[To do]:
Word for word, copy all the data and drop the pictures.
-------- Provided data --------
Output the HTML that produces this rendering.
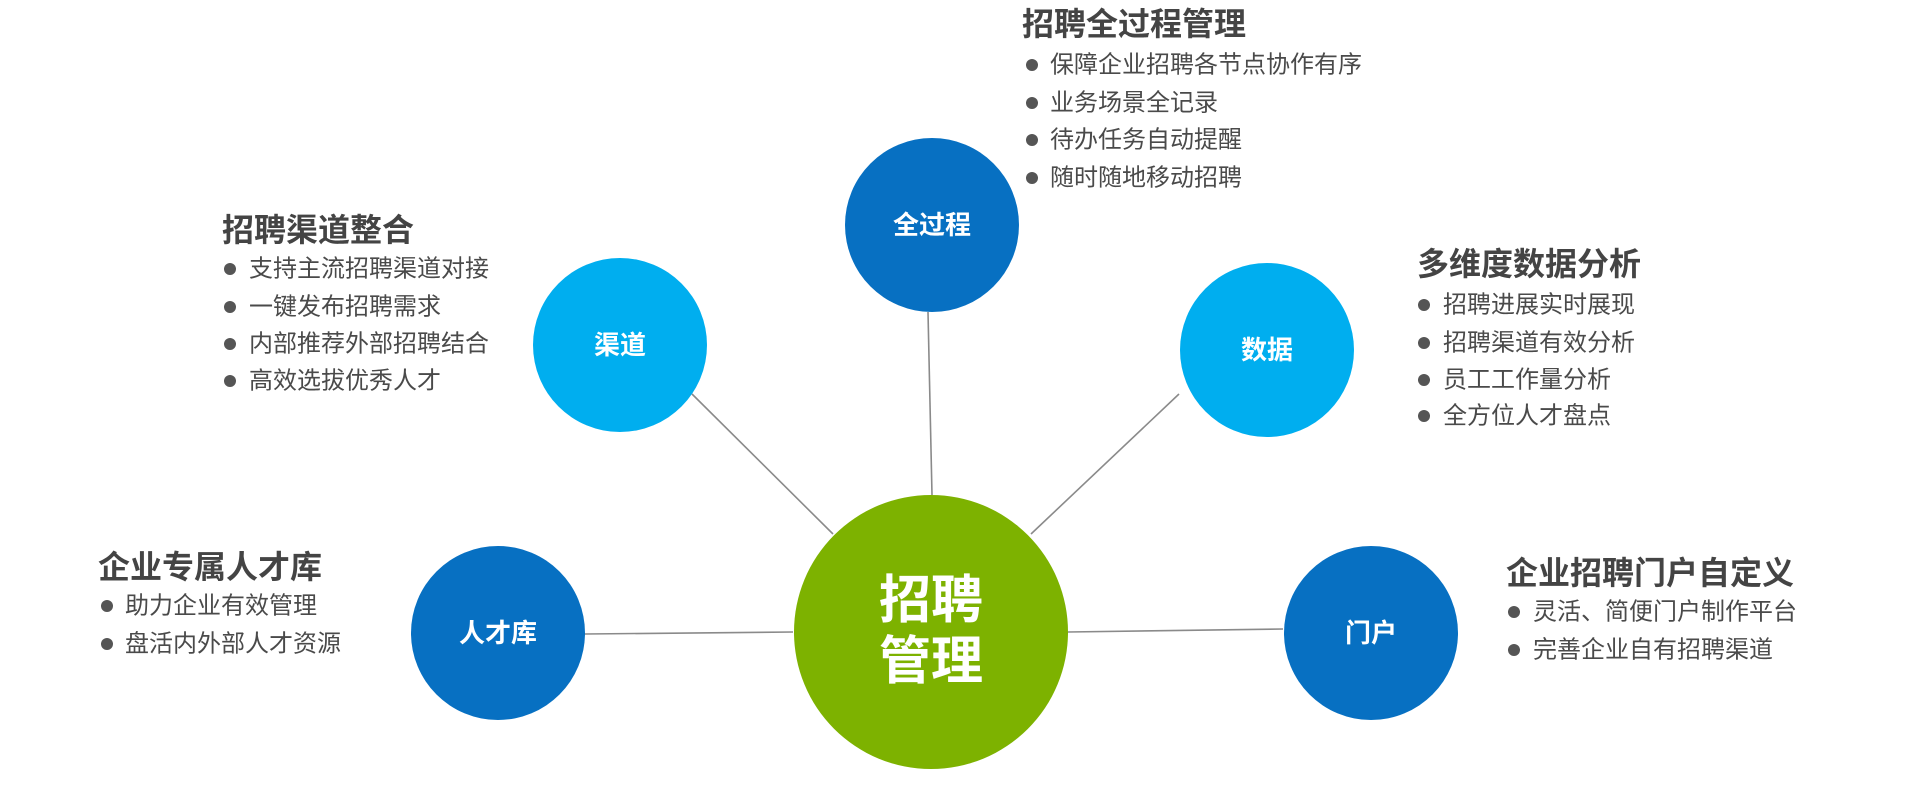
<!DOCTYPE html>
<html><head><meta charset="utf-8"><style>
html,body{margin:0;padding:0;background:#fff;}
svg{display:block;}
text{font-family:"Liberation Sans","Noto Sans CJK SC",sans-serif;}
.t{font-size:32px;font-weight:bold;fill:#444;}
.b{font-size:24px;fill:#4a4a4a;}
.c{font-size:26px;font-weight:bold;fill:#fff;}
</style></head><body>
<svg width="1920" height="786" viewBox="0 0 1920 786" xmlns="http://www.w3.org/2000/svg">
<g stroke="#8a8a8a" stroke-width="1.6">
<line x1="928" y1="312" x2="932" y2="495"/>
<line x1="692" y1="394" x2="833" y2="534"/>
<line x1="1179" y1="394" x2="1031" y2="534"/>
<line x1="585" y1="634" x2="793" y2="632"/>
<line x1="1068" y1="632" x2="1283" y2="629"/>
</g>
<circle cx="931" cy="632" r="137" fill="#7db200"/>
<circle cx="932" cy="225" r="87" fill="#0770c2"/>
<circle cx="620" cy="345" r="87" fill="#00aeef"/>
<circle cx="1267" cy="350" r="87" fill="#00aeef"/>
<circle cx="498" cy="633" r="87" fill="#0770c2"/>
<circle cx="1371" cy="633" r="87" fill="#0770c2"/>
<g text-anchor="middle" dominant-baseline="central">
<text class="c" x="932" y="225">全过程</text>
<text class="c" x="620" y="345">渠道</text>
<text class="c" x="1267" y="350">数据</text>
<text class="c" x="498" y="633">人才库</text>
<text class="c" x="1371" y="633">门户</text>
<text x="931" y="601" style="font-size:52px;font-weight:bold;fill:#fff">招聘</text>
<text x="931" y="662" style="font-size:52px;font-weight:bold;fill:#fff">管理</text>
</g>
<g dominant-baseline="central" fill="#555">
<text class="t" x="1022" y="24">招聘全过程管理</text>
<circle cx="1032" cy="65" r="6"/><text class="b" x="1050" y="65">保障企业招聘各节点协作有序</text>
<circle cx="1032" cy="103" r="6"/><text class="b" x="1050" y="103">业务场景全记录</text>
<circle cx="1032" cy="140" r="6"/><text class="b" x="1050" y="140">待办任务自动提醒</text>
<circle cx="1032" cy="178" r="6"/><text class="b" x="1050" y="178">随时随地移动招聘</text>

<text class="t" x="222" y="230">招聘渠道整合</text>
<circle cx="230" cy="269" r="6"/><text class="b" x="249" y="269">支持主流招聘渠道对接</text>
<circle cx="230" cy="307" r="6"/><text class="b" x="249" y="307">一键发布招聘需求</text>
<circle cx="230" cy="344" r="6"/><text class="b" x="249" y="344">内部推荐外部招聘结合</text>
<circle cx="230" cy="381" r="6"/><text class="b" x="249" y="381">高效选拔优秀人才</text>

<text class="t" x="1417" y="264">多维度数据分析</text>
<circle cx="1424" cy="305" r="6"/><text class="b" x="1443" y="305">招聘进展实时展现</text>
<circle cx="1424" cy="343" r="6"/><text class="b" x="1443" y="343">招聘渠道有效分析</text>
<circle cx="1424" cy="380" r="6"/><text class="b" x="1443" y="380">员工工作量分析</text>
<circle cx="1424" cy="416" r="6"/><text class="b" x="1443" y="416">全方位人才盘点</text>

<text class="t" x="98" y="567">企业专属人才库</text>
<circle cx="107" cy="606" r="6"/><text class="b" x="125" y="606">助力企业有效管理</text>
<circle cx="107" cy="644" r="6"/><text class="b" x="125" y="644">盘活内外部人才资源</text>

<text class="t" x="1506" y="573">企业招聘门户自定义</text>
<circle cx="1514" cy="612" r="6"/><text class="b" x="1533" y="612">灵活、简便门户制作平台</text>
<circle cx="1514" cy="650" r="6"/><text class="b" x="1533" y="650">完善企业自有招聘渠道</text>
</g>
</svg>
</body></html>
--------
[Written answer]:
Output the HTML that produces this rendering.
<!DOCTYPE html>
<html><head><meta charset="utf-8"><style>
html,body{margin:0;padding:0;background:#fff;}
svg{display:block;}
text{font-family:"Liberation Sans","Noto Sans CJK SC",sans-serif;}
.t{font-size:32px;font-weight:bold;fill:#444;}
.b{font-size:24px;fill:#4a4a4a;}
.c{font-size:26px;font-weight:bold;fill:#fff;}
</style></head><body>
<svg width="1920" height="786" viewBox="0 0 1920 786" xmlns="http://www.w3.org/2000/svg">
<g stroke="#8a8a8a" stroke-width="1.6">
<line x1="928" y1="312" x2="932" y2="495"/>
<line x1="692" y1="394" x2="833" y2="534"/>
<line x1="1179" y1="394" x2="1031" y2="534"/>
<line x1="585" y1="634" x2="793" y2="632"/>
<line x1="1068" y1="632" x2="1283" y2="629"/>
</g>
<circle cx="931" cy="632" r="137" fill="#7db200"/>
<circle cx="932" cy="225" r="87" fill="#0770c2"/>
<circle cx="620" cy="345" r="87" fill="#00aeef"/>
<circle cx="1267" cy="350" r="87" fill="#00aeef"/>
<circle cx="498" cy="633" r="87" fill="#0770c2"/>
<circle cx="1371" cy="633" r="87" fill="#0770c2"/>
<g text-anchor="middle" dominant-baseline="central">
<text class="c" x="932" y="225">全过程</text>
<text class="c" x="620" y="345">渠道</text>
<text class="c" x="1267" y="350">数据</text>
<text class="c" x="498" y="633">人才库</text>
<text class="c" x="1371" y="633">门户</text>
<text x="931" y="601" style="font-size:52px;font-weight:bold;fill:#fff">招聘</text>
<text x="931" y="662" style="font-size:52px;font-weight:bold;fill:#fff">管理</text>
</g>
<g dominant-baseline="central" fill="#555">
<text class="t" x="1022" y="24">招聘全过程管理</text>
<circle cx="1032" cy="65" r="6"/><text class="b" x="1050" y="65">保障企业招聘各节点协作有序</text>
<circle cx="1032" cy="103" r="6"/><text class="b" x="1050" y="103">业务场景全记录</text>
<circle cx="1032" cy="140" r="6"/><text class="b" x="1050" y="140">待办任务自动提醒</text>
<circle cx="1032" cy="178" r="6"/><text class="b" x="1050" y="178">随时随地移动招聘</text>

<text class="t" x="222" y="230">招聘渠道整合</text>
<circle cx="230" cy="269" r="6"/><text class="b" x="249" y="269">支持主流招聘渠道对接</text>
<circle cx="230" cy="307" r="6"/><text class="b" x="249" y="307">一键发布招聘需求</text>
<circle cx="230" cy="344" r="6"/><text class="b" x="249" y="344">内部推荐外部招聘结合</text>
<circle cx="230" cy="381" r="6"/><text class="b" x="249" y="381">高效选拔优秀人才</text>

<text class="t" x="1417" y="264">多维度数据分析</text>
<circle cx="1424" cy="305" r="6"/><text class="b" x="1443" y="305">招聘进展实时展现</text>
<circle cx="1424" cy="343" r="6"/><text class="b" x="1443" y="343">招聘渠道有效分析</text>
<circle cx="1424" cy="380" r="6"/><text class="b" x="1443" y="380">员工工作量分析</text>
<circle cx="1424" cy="416" r="6"/><text class="b" x="1443" y="416">全方位人才盘点</text>

<text class="t" x="98" y="567">企业专属人才库</text>
<circle cx="107" cy="606" r="6"/><text class="b" x="125" y="606">助力企业有效管理</text>
<circle cx="107" cy="644" r="6"/><text class="b" x="125" y="644">盘活内外部人才资源</text>

<text class="t" x="1506" y="573">企业招聘门户自定义</text>
<circle cx="1514" cy="612" r="6"/><text class="b" x="1533" y="612">灵活、简便门户制作平台</text>
<circle cx="1514" cy="650" r="6"/><text class="b" x="1533" y="650">完善企业自有招聘渠道</text>
</g>
</svg>
</body></html>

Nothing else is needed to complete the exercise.